- Given information
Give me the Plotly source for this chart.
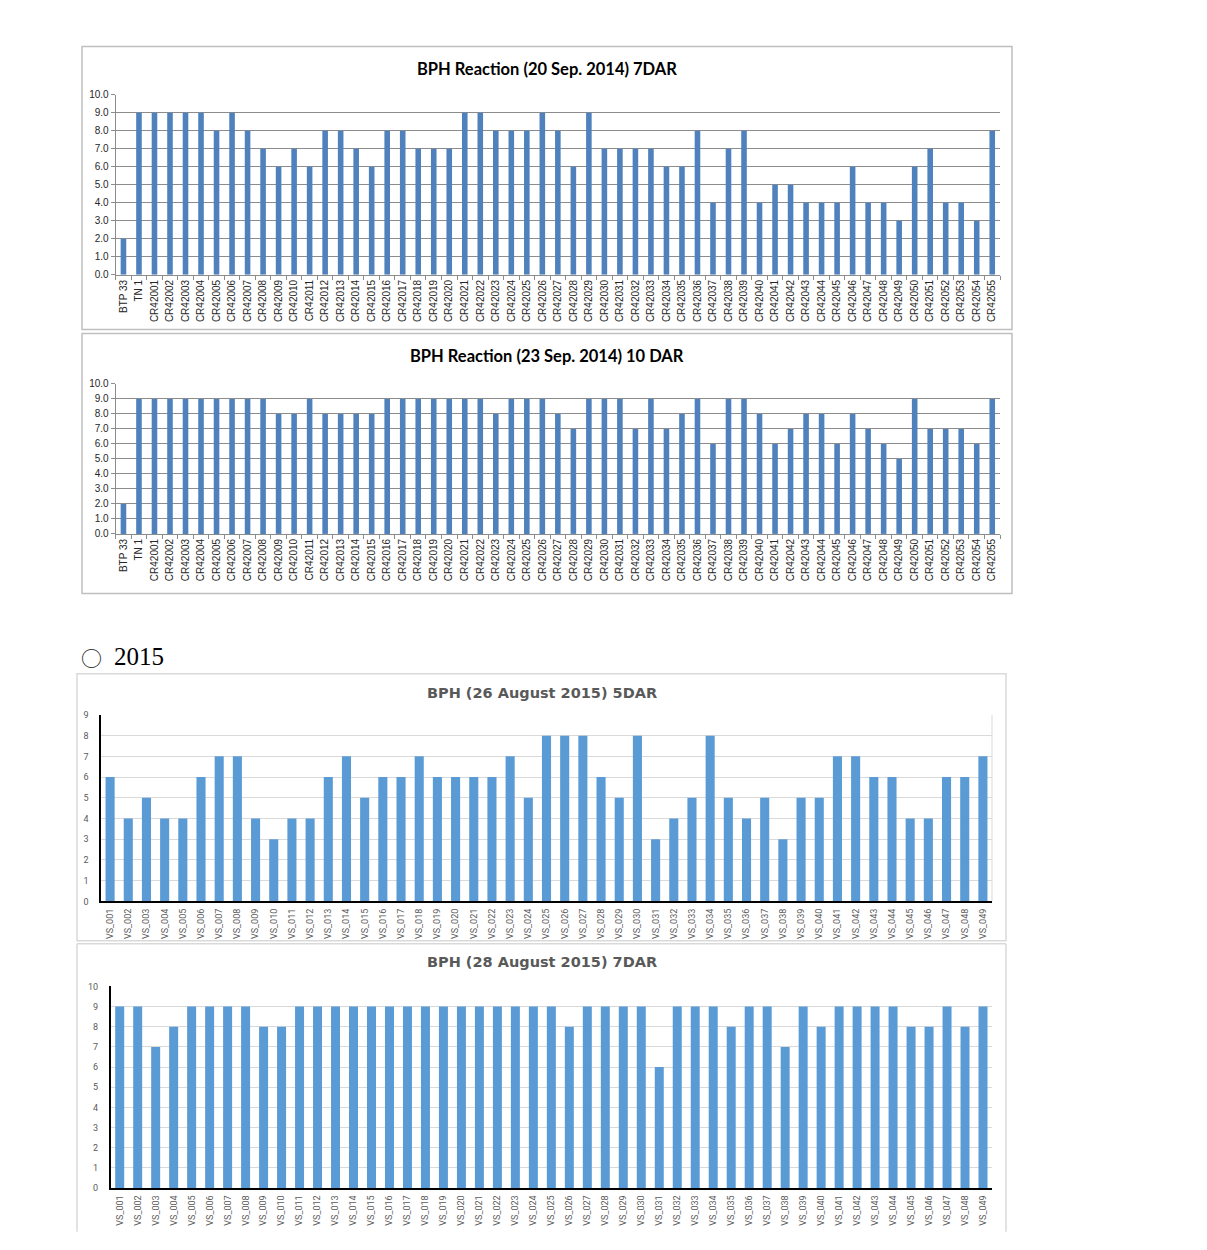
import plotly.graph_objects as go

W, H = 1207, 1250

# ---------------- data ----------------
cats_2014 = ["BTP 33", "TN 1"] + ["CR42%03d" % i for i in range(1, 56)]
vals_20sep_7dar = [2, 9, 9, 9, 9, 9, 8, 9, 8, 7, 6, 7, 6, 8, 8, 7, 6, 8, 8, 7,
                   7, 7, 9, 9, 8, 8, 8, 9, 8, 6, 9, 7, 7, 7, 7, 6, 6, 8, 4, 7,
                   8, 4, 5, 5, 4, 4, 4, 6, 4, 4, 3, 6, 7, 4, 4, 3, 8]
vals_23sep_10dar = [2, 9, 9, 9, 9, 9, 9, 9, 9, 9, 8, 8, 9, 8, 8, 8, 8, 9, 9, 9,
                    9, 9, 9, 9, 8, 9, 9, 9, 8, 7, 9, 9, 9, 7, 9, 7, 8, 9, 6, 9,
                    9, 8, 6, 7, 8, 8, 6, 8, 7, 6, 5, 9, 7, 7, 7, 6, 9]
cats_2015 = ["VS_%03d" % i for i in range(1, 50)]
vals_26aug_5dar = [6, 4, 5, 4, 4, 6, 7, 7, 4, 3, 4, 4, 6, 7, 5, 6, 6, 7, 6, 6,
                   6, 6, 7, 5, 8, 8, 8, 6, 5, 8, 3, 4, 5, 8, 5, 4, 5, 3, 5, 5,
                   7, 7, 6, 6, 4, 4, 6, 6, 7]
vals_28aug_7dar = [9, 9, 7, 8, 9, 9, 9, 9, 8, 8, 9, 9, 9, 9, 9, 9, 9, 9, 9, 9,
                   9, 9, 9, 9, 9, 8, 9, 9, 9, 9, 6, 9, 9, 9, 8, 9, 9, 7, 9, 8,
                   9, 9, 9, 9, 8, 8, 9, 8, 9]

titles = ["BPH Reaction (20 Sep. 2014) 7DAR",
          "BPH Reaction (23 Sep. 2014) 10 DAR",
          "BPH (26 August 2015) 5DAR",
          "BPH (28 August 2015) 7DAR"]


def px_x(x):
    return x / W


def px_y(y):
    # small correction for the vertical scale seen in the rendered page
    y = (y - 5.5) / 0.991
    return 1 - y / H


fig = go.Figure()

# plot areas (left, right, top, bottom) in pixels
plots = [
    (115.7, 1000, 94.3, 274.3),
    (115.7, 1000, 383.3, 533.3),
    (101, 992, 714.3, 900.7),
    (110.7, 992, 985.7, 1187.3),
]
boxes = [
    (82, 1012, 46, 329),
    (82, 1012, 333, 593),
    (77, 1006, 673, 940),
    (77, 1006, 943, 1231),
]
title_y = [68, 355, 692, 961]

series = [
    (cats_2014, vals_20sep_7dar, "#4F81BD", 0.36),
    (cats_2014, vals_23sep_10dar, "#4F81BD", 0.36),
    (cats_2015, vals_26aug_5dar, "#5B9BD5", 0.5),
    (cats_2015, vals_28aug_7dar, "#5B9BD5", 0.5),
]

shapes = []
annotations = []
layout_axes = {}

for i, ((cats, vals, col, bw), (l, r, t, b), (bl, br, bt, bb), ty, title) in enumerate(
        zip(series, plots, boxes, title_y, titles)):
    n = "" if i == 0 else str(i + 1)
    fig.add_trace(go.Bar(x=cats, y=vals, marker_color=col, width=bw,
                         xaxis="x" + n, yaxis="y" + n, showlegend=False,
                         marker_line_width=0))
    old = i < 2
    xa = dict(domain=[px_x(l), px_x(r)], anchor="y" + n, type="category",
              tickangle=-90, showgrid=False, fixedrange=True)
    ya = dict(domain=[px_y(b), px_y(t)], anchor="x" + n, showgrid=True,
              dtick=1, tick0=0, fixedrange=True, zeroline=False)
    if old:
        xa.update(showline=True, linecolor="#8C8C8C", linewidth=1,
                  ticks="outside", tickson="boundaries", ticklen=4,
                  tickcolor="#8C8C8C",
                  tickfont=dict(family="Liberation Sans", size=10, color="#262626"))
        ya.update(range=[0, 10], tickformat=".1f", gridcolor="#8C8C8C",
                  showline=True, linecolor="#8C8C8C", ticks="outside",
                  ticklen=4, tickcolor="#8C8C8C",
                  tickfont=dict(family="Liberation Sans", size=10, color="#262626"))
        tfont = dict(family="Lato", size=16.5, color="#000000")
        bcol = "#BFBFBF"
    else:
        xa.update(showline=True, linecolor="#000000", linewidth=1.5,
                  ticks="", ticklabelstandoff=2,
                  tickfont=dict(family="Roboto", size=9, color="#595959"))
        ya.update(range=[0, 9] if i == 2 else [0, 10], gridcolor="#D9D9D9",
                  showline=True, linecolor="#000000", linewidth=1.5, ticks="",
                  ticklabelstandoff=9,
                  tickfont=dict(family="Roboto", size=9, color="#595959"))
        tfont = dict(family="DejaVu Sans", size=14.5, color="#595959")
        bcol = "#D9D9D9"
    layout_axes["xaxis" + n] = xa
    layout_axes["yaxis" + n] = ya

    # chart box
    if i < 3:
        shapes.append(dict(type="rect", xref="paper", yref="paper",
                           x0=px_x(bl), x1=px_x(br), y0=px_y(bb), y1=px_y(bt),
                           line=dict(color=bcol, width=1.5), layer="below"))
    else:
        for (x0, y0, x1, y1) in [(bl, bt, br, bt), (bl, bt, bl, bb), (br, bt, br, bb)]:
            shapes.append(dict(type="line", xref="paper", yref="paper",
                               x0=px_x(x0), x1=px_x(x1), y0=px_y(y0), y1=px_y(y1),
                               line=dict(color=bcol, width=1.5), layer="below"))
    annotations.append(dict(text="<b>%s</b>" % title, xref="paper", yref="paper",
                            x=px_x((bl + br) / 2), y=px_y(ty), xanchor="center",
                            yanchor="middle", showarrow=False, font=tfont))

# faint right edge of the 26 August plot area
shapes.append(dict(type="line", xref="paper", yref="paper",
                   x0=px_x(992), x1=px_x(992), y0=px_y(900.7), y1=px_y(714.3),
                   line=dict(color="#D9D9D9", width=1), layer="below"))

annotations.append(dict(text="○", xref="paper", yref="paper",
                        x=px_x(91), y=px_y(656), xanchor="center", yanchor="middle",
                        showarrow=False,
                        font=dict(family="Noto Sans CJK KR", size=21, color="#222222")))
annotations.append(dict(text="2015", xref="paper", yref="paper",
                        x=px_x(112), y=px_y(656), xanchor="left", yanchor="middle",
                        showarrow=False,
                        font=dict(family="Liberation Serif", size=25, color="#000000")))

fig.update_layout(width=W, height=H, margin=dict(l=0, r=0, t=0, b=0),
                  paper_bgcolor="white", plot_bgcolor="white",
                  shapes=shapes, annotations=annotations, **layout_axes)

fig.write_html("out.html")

- Problem
Please take the lines from the beginning of the data above through the line holding "W, H = 1207, 1250" and transcribe them exactly, without any pictures.

- The result
Give me the Plotly source for this chart.
import plotly.graph_objects as go

W, H = 1207, 1250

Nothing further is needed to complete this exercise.